The exceptionality of Orpheus among Stravinsky’s
creations is in the contradictions between the nature of
its musical emotion and his aesthetics and practice in the
preceding twenty-five years. Orpheus is the only score
after Firebird in which the term ‘espressivo’ occurs
frequently, in the music of the Furies (‘sempre p ma
espressivo’) as well as in the Pas de deux, along with
such indications as ‘cantabile’. The music is descriptive,
pictorial, rich in musical symbols and in the matching of
musical imagery with stage action. For one example,
after Orpheus’s death, when his lyre ascends to the
firmament after his death, the harp plays two solo
strophes in a perpetuum mobile rhythm that suggests the
continuation of the music without the player.
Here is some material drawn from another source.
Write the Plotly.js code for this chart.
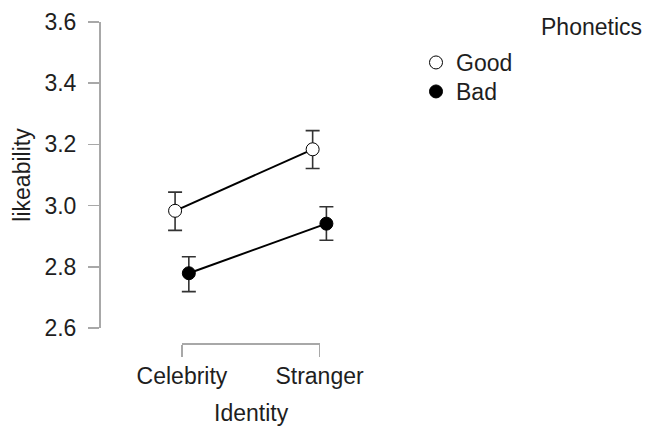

Orpheus is also the most pantomimic, the least
danced, of Stravinsky’s ballets after Firebird, and the
only one after Petrushka in which the scenic element —
sets, costumes, curtains, lighting, props — is an integral
part of the musico-choreographic performance. The
billowings and shimmerings of the diaphanous white
china-silk curtain lowered during the first and third
Interludes are part of the action, and when the prop
becomes a shroud for the deceased Eurydice, it is a
living force. For this alone, Isamu Noguchi’s name
should appear together with Stravinsky’s and
Balanchine’s as one of the ballet’s creators.
Stravinsky’s first notation (20th October, 1946) was
the three-note trumpet motive embedded in chords
played by seven other winds. This marks the entry of
Orpheus’s mourning forest friends, fauns, dryads, satyrs,
bringing gifts and expressing sympathy. The actual
beginning of the score, the downward-scale harp–lyre
figure accompanied by strings softly intoning a chorale,
was composed next, followed by the minor-key but
livelier Air de danse, a violin solo intermittently joined
by flute, featuring the minor-second interval.
The use of Greek modes at the beginning (Phrygian)
and end (Dorian) produces a haunting, archaizing effect.
The concluding fugal melody for two horns
accompanying the heavenward ascent of Orpheus’s lyre
signifies the eternal life of music.